Un bon exemple est celui d’une course matinale hebdomadaire qui s’est consolidée en une routine au fil des mois. L’entraînement demeure astreignant et, pour beaucoup, une grasse matinée est plus tentante, mais son accomplissement suscite considérablement moins de conflit interne et d’opposition puisqu’il est amorcé de manière presque robotique. Toutefois, pour que le jogging matinal affronte plus facilement les résistances motivationnelles comme une mauvaise nuit de sommeil ou un matin maussade, cela peut prendre du temps. En effet, bien qu’une habitude puisse se développer en à peine une vingtaine de jours, certains comportements prennent plus de huit mois à être adoptés (2). Les premières matinées restent ainsi particulièrement vulnérables à l’abandon précoce. C’est justement durant les premières répétitions d’une action susceptible de devenir une habitude que plusieurs résolutions échouent, non pas par manque de volonté, mais parce que les structures nécessaires à son automatisation n’ont pas été mises en place.  

 

En effet, pour qu’un comportement devienne une habitude, il faut que celui-ci passe d’une action flexible et intentionnelle principalement médiée par le cortex préfrontal, à une réponse automatique face à un environnement particulier ou à un stimulus (3). À force de reproduire une action de manière constante et dans le cadre d’un contexte particulier, elle est de moins en moins contrôlée par le cortex préfrontal et dépend davantage des circuits des ganglions de la base, en particulier le striatum dorsolatéral. À ce stade, la dépense énergétique neuronale pour cette action est à son plus bas, au plus grand bonheur de notre cerveau (4).  

 

Pour faciliter cette transition (ou y mettre un terme), il est important de mettre l’accent sur les trois éléments clés qui composent la boucle de l’habitude, conceptualisée par Charles Duhigg dans Le pouvoir des habitudes : le déclencheur, l’action répétée et la récompense (5). Le déclencheur est ce qui initie l’action et peut être un lieu, une heure, voire un sentiment. L’action peut, par exemple, être déclenchée par une alarme qui indique l’heure habituelle d’un effort physique. Quant à la récompense, elle peut aussi bien prendre la forme d’un renforcement positif que d’un renforcement négatif. Il est donc tout aussi possible qu’une habitude soit mise en place dans le but d’en tirer un bénéfice que d’éviter un désagrément (6). Ce dernier élément scelle l’apprentissage d’une nouvelle habitude, car c’est la récompense qui provoque une augmentation de la fréquence de décharge des neurones dopaminergiques, ce qui renforce les connexions synaptiques au sein du striatum dorsolatéral. À mesure que l’action s’automatise, les décharges de dopamine débutent au moment du déclencheur sans attendre la perception de la récompense (7). Ainsi, puisque la dopamine devient progressivement libérée en réponse au stimulus, il existe une solution simple — mais pas infaillible — pour se débarrasser d’une mauvaise habitude : plutôt que de complètement briser le cycle, il est possible de modifier l’action tout en conservant les deux autres composantes de la boucle. Par exemple, dans une situation d’ennui, une tendance à scroller indéfiniment sur les réseaux sociaux peut être substituée par une activité plus saine comme une marche en écoutant son balado favori ou un moment de lecture (7).  En bref, ces trois piliers qui régissent l’adoption d’une habitude sont les principales cibles lorsqu’il s’agit de modifier nos routines et ouvrent la porte à un contrôle considérable sur l’intégration ou l’inhibition de comportements dans notre quotidien.  
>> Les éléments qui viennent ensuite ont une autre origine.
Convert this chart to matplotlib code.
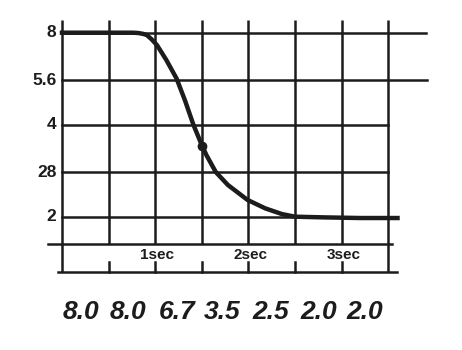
import matplotlib
matplotlib.use("Agg")
import matplotlib.pyplot as plt
import matplotlib.transforms as mtransforms

# ==================== Data ====================
# f-stop reading over time
time_s = [0.0, 0.76, 0.82, 0.87, 0.91, 0.96, 1.02, 1.12, 1.23, 1.32, 1.41, 1.50,
          1.55, 1.65, 1.78, 1.99, 2.18, 2.36, 2.50, 2.80, 3.20, 3.60]
fstop = [8.0, 8.0, 7.98, 7.93, 7.86, 7.62, 7.28, 6.51, 5.66, 4.80, 4.00, 3.43,
         3.18, 2.80, 2.54, 2.27, 2.13, 2.04, 2.00, 1.99, 1.98, 1.98]
marker_t, marker_v = 1.50, 3.40

stop_values = [8, 5.6, 4, 2.8, 2]
stop_labels = ["8", "5.6", "4", "28", "2"]
grid_times = [0.0, 0.5, 1.0, 1.5, 2.0, 2.5, 3.0, 3.5]
sec_times = [1, 2, 3]
sec_labels = ["1sec", "2sec", "3sec"]

readout_times = [0.20, 0.71, 1.23, 1.72, 2.24, 2.75, 3.25]
readout_labels = ["8.0", "8.0", "6.7", "3.5", "2.5", "2.0", "2.0"]

# ==================== Plot ====================
ink = "#1c1c1c"
fig = plt.figure(figsize=(4.62, 3.5), dpi=100)
ax = fig.add_axes([0, 0, 1, 1])
ax.set_yscale("log", base=2)
ax.set_xlim(-0.665, 4.292)
ax.set_ylim(0.7325, 10.235)
ax.axis("off")

tr = mtransforms.blended_transform_factory(ax.transData, ax.transAxes)

# vertical grid lines
for i, t in enumerate(grid_times):
    bottom = 0.223 if i in (0, len(grid_times) - 1) else 0.303
    ax.plot([t, t], [bottom, 0.943], color=ink, lw=1.8, transform=tr,
            solid_capstyle="butt")

# horizontal grid lines
right_ends = [0.922, 0.924, 0.840, 0.840, 0.859]
for v, xr, lab in zip(stop_values, right_ends, stop_labels):
    ax.axhline(v, xmin=0.134, xmax=xr, color=ink, lw=1.8)
    ax.text(-0.06, v, lab, ha="right", va="center", fontsize=12.5,
            fontweight="bold", family=["Liberation Sans", "DejaVu Sans"], color=ink)

# time ruler
ax.plot([-0.150, 3.54], [0.303, 0.303], color=ink, lw=1.8, transform=tr)
ax.plot([-0.043, 3.594], [0.223, 0.223], color=ink, lw=1.8, transform=tr)
for t in grid_times[1:-1]:
    ax.plot([t, t], [0.223, 0.251], color=ink, lw=1.8, transform=tr)
for t, lab in zip(sec_times, sec_labels):
    ax.text(t + 0.02, 0.271, lab, transform=tr, ha="center", va="center",
            fontsize=11, fontweight="bold",
            family=["Liberation Sans", "DejaVu Sans"], color=ink)

# curve
ax.plot(time_s, fstop, color=ink, lw=3.2, solid_joinstyle="round", zorder=3)
ax.plot([marker_t], [marker_v], "o", color=ink, ms=6, zorder=4)

# readouts under the chart
for t, lab in zip(readout_times, readout_labels):
    ax.text(t, 0.109, lab, transform=tr, ha="center", va="center",
            fontsize=19, fontweight="bold", style="italic",
            family=["Liberation Sans", "DejaVu Sans"], color=ink)

fig.savefig("out.png", dpi=100, facecolor="white")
Au-delà de la maîtrise des mécanismes neurocognitifs qui gouvernent l’automatisation des comportements, l’atteinte d’objectifs passe d’abord par la formulation d’intentions claires, réalistes et surtout, adaptées à notre réalité, car des résolutions déraisonnables n’aboutissent qu’à de la frustration et de la fatigue mentale (8). Nous vivons dans une ère qui glorifie le travail sur soi et le développement personnel, et cette nouvelle vague semble se faire de plus en plus au détriment du bien-être individuel et au bénéfice de l’acceptation sociale. Il existe effectivement une vision commune de ce à quoi une journée « idéale » devrait ressembler : entre les réveils aux aurores, les longues sessions d’exercices quotidiennes et les régimes alimentaires trop stricts pour être universalisés, nous avons collectivement dépeint une vision rigide et peu accessible de la réussite. Or, le ciel n’est la limite que pour ceux qui ont les moyens de prendre l’avion. Pour  d’autres, le voyage se fera à travers les chemins terrestres, sans pour autant que la destination ne diffère.